-- BEGIN --

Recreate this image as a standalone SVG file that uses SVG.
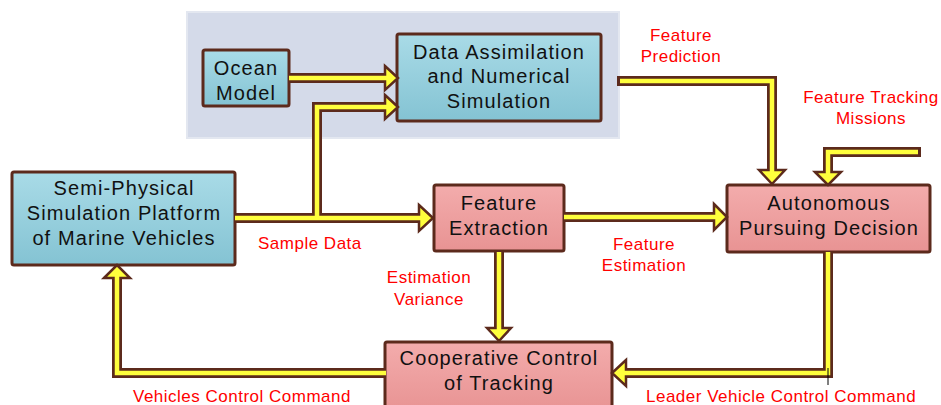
<svg xmlns="http://www.w3.org/2000/svg" width="941" height="405" viewBox="0 0 941 405">
<defs>
<linearGradient id="gb" x1="0" y1="0" x2="0" y2="1"><stop offset="0" stop-color="#a9dbe7"/><stop offset="1" stop-color="#84c3d3"/></linearGradient>
<linearGradient id="gr" x1="0" y1="0" x2="0" y2="1"><stop offset="0" stop-color="#f3acac"/><stop offset="1" stop-color="#e89393"/></linearGradient>
<style>
.bb{fill:url(#gb);stroke:#5c2a1c;stroke-width:3}
.br{fill:url(#gr);stroke:#5c2a1c;stroke-width:3}
.t{font-family:"Liberation Sans",Arial,sans-serif;font-size:20px;letter-spacing:1.1px;fill:#111;text-anchor:middle}
.l{font-family:"Liberation Sans",Arial,sans-serif;font-size:17px;letter-spacing:0.5px;fill:#ff0000}
.m{text-anchor:middle}
.o{fill:none;stroke:#5c2a1c;stroke-width:10;stroke-linejoin:miter}
.i{fill:none;stroke:#ffff3c;stroke-width:4.5;stroke-linejoin:miter}
.h{fill:#ffff3c;stroke:#5c2a1c;stroke-width:2.5;stroke-linejoin:miter}
</style>
</defs>
<rect width="941" height="405" fill="#fff"/>
<rect id="panel" x="187" y="12" width="432" height="126" fill="#d4dae9" stroke="#e3e7f0" stroke-width="2"/>

<g id="ocean"><rect class="bb" x="203" y="50" width="86" height="56" rx="2"/>
<text class="t" x="246" y="75">Ocean</text><text class="t" x="246" y="100">Model</text></g>

<g id="assim"><rect class="bb" x="397" y="34" width="204" height="87" rx="2"/>
<text class="t" x="499" y="59">Data Assimilation</text><text class="t" x="499" y="83">and Numerical</text><text class="t" x="499" y="108">Simulation</text></g>

<g id="platform"><rect class="bb" x="12" y="172" width="223" height="93" rx="2"/>
<text class="t" x="124" y="195">Semi-Physical</text><text class="t" x="124" y="220">Simulation Platform</text><text class="t" x="124" y="245">of Marine Vehicles</text></g>

<g id="extraction"><rect class="br" x="434" y="185" width="130" height="66" rx="2"/>
<text class="t" x="499" y="210">Feature</text><text class="t" x="499" y="235">Extraction</text></g>

<g id="decision"><rect class="br" x="727" y="185" width="203" height="67" rx="2"/>
<text class="t" x="829" y="210">Autonomous</text><text class="t" x="829" y="235">Pursuing Decision</text></g>

<g id="coop"><rect class="br" x="385" y="342" width="227" height="70" rx="2"/>
<text class="t" x="499" y="365">Cooperative Control</text><text class="t" x="499" y="390">of Tracking</text></g>

<g id="connectors">
<path class="o" d="M289,78 H386"/>
<path class="o" d="M317,218 V107 H386"/>
<path class="o" d="M235,218 H420"/>
<path class="o" d="M564,217 H715"/>
<path class="o" d="M617,81 H772 V171"/>
<path class="o" d="M921,152 H828 V173"/>
<path class="o" d="M828,252 V373 H626"/>
<path class="o" d="M386,373 H117 V278"/>
<path class="o" d="M499,252 V329"/>
<polygon class="h" points="385,66 398,78 385,90"/>
<polygon class="h" points="385,95 398,107 385,119"/>
<polygon class="h" points="419,205 433,218 419,231"/>
<polygon class="h" points="714,204 727,217 714,230"/>
<polygon class="h" points="759,170 772,184 785,170"/>
<polygon class="h" points="815,172 828,185 841,172"/>
<polygon class="h" points="626,360 612,373 626,386"/>
<polygon class="h" points="104,278 117,265 130,278"/>
<polygon class="h" points="487,328 499,341 511,328"/>
<path class="i" d="M289,78 H387"/>
<path class="i" d="M317,218 V107 H387"/>
<path class="i" d="M235,218 H421"/>
<path class="i" d="M564,217 H716"/>
<path class="i" d="M620,81 H772 V172"/>
<path class="i" d="M918,152 H828 V174"/>
<path class="i" d="M828,252 V373 H624"/>
<path class="i" d="M386,373 H117 V276"/>
<path class="i" d="M499,252 V330"/>
<path d="M828,368 V385" stroke="#000" stroke-width="1"/>
</g>

<g id="labels">
<text class="l m" x="681" y="41">Feature</text><text class="l m" x="681" y="62">Prediction</text>
<text class="l m" x="871" y="103">Feature Tracking</text><text class="l m" x="871" y="124">Missions</text>
<text class="l" x="258" y="249">Sample Data</text>
<text class="l m" x="644" y="250">Feature</text><text class="l m" x="644" y="271">Estimation</text>
<text class="l m" x="429" y="283">Estimation</text><text class="l m" x="429" y="305">Variance</text>
<text class="l" x="133" y="402">Vehicles Control Command</text>
<text class="l" x="646" y="402">Leader Vehicle Control Command</text>
</g>
</svg>
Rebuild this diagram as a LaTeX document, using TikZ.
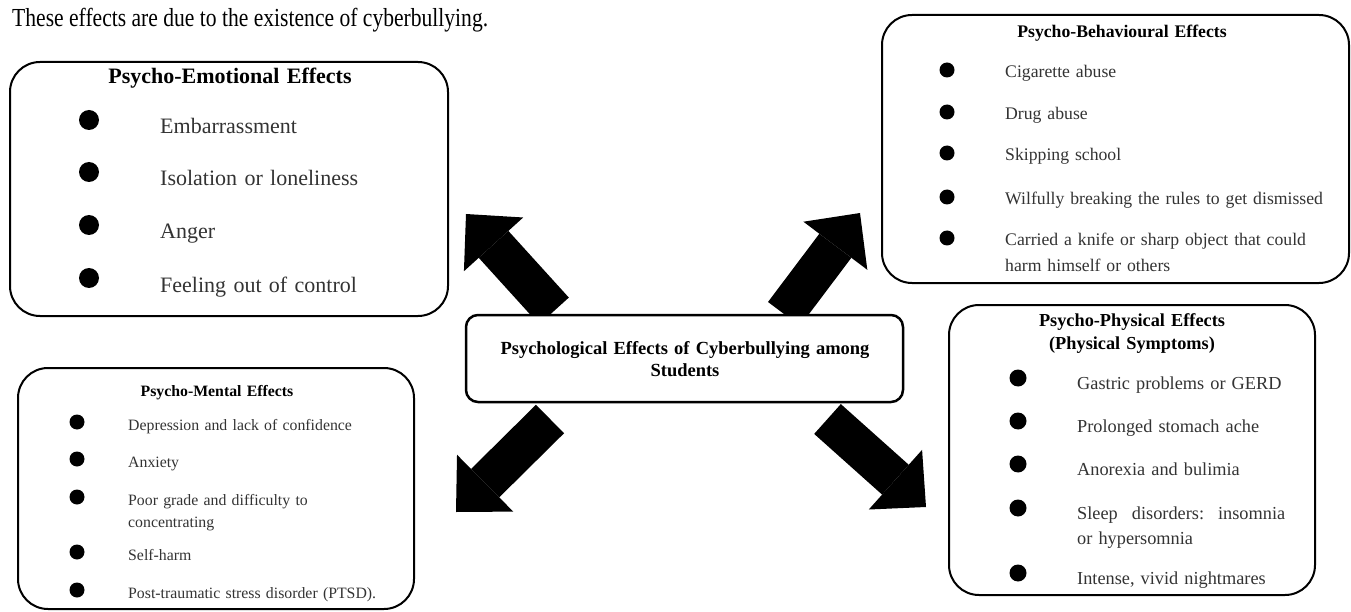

-- END --

- TASK STATEMENT: Reproduce all of the data exactly, omitting each picture it holds.

- WRITTEN RESPONSE:
Recreate this image as a standalone SVG file that uses SVG.
<svg xmlns="http://www.w3.org/2000/svg" width="941" height="405" viewBox="0 0 941 405">
<defs>
<linearGradient id="gb" x1="0" y1="0" x2="0" y2="1"><stop offset="0" stop-color="#a9dbe7"/><stop offset="1" stop-color="#84c3d3"/></linearGradient>
<linearGradient id="gr" x1="0" y1="0" x2="0" y2="1"><stop offset="0" stop-color="#f3acac"/><stop offset="1" stop-color="#e89393"/></linearGradient>
<style>
.bb{fill:url(#gb);stroke:#5c2a1c;stroke-width:3}
.br{fill:url(#gr);stroke:#5c2a1c;stroke-width:3}
.t{font-family:"Liberation Sans",Arial,sans-serif;font-size:20px;letter-spacing:1.1px;fill:#111;text-anchor:middle}
.l{font-family:"Liberation Sans",Arial,sans-serif;font-size:17px;letter-spacing:0.5px;fill:#ff0000}
.m{text-anchor:middle}
.o{fill:none;stroke:#5c2a1c;stroke-width:10;stroke-linejoin:miter}
.i{fill:none;stroke:#ffff3c;stroke-width:4.5;stroke-linejoin:miter}
.h{fill:#ffff3c;stroke:#5c2a1c;stroke-width:2.5;stroke-linejoin:miter}
</style>
</defs>
<rect width="941" height="405" fill="#fff"/>
<rect id="panel" x="187" y="12" width="432" height="126" fill="#d4dae9" stroke="#e3e7f0" stroke-width="2"/>

<g id="ocean"><rect class="bb" x="203" y="50" width="86" height="56" rx="2"/>
<text class="t" x="246" y="75">Ocean</text><text class="t" x="246" y="100">Model</text></g>

<g id="assim"><rect class="bb" x="397" y="34" width="204" height="87" rx="2"/>
<text class="t" x="499" y="59">Data Assimilation</text><text class="t" x="499" y="83">and Numerical</text><text class="t" x="499" y="108">Simulation</text></g>

<g id="platform"><rect class="bb" x="12" y="172" width="223" height="93" rx="2"/>
<text class="t" x="124" y="195">Semi-Physical</text><text class="t" x="124" y="220">Simulation Platform</text><text class="t" x="124" y="245">of Marine Vehicles</text></g>

<g id="extraction"><rect class="br" x="434" y="185" width="130" height="66" rx="2"/>
<text class="t" x="499" y="210">Feature</text><text class="t" x="499" y="235">Extraction</text></g>

<g id="decision"><rect class="br" x="727" y="185" width="203" height="67" rx="2"/>
<text class="t" x="829" y="210">Autonomous</text><text class="t" x="829" y="235">Pursuing Decision</text></g>

<g id="coop"><rect class="br" x="385" y="342" width="227" height="70" rx="2"/>
<text class="t" x="499" y="365">Cooperative Control</text><text class="t" x="499" y="390">of Tracking</text></g>

<g id="connectors">
<path class="o" d="M289,78 H386"/>
<path class="o" d="M317,218 V107 H386"/>
<path class="o" d="M235,218 H420"/>
<path class="o" d="M564,217 H715"/>
<path class="o" d="M617,81 H772 V171"/>
<path class="o" d="M921,152 H828 V173"/>
<path class="o" d="M828,252 V373 H626"/>
<path class="o" d="M386,373 H117 V278"/>
<path class="o" d="M499,252 V329"/>
<polygon class="h" points="385,66 398,78 385,90"/>
<polygon class="h" points="385,95 398,107 385,119"/>
<polygon class="h" points="419,205 433,218 419,231"/>
<polygon class="h" points="714,204 727,217 714,230"/>
<polygon class="h" points="759,170 772,184 785,170"/>
<polygon class="h" points="815,172 828,185 841,172"/>
<polygon class="h" points="626,360 612,373 626,386"/>
<polygon class="h" points="104,278 117,265 130,278"/>
<polygon class="h" points="487,328 499,341 511,328"/>
<path class="i" d="M289,78 H387"/>
<path class="i" d="M317,218 V107 H387"/>
<path class="i" d="M235,218 H421"/>
<path class="i" d="M564,217 H716"/>
<path class="i" d="M620,81 H772 V172"/>
<path class="i" d="M918,152 H828 V174"/>
<path class="i" d="M828,252 V373 H624"/>
<path class="i" d="M386,373 H117 V276"/>
<path class="i" d="M499,252 V330"/>
<path d="M828,368 V385" stroke="#000" stroke-width="1"/>
</g>

<g id="labels">
<text class="l m" x="681" y="41">Feature</text><text class="l m" x="681" y="62">Prediction</text>
<text class="l m" x="871" y="103">Feature Tracking</text><text class="l m" x="871" y="124">Missions</text>
<text class="l" x="258" y="249">Sample Data</text>
<text class="l m" x="644" y="250">Feature</text><text class="l m" x="644" y="271">Estimation</text>
<text class="l m" x="429" y="283">Estimation</text><text class="l m" x="429" y="305">Variance</text>
<text class="l" x="133" y="402">Vehicles Control Command</text>
<text class="l" x="646" y="402">Leader Vehicle Control Command</text>
</g>
</svg>
Rebuild this diagram as a LaTeX document, using TikZ.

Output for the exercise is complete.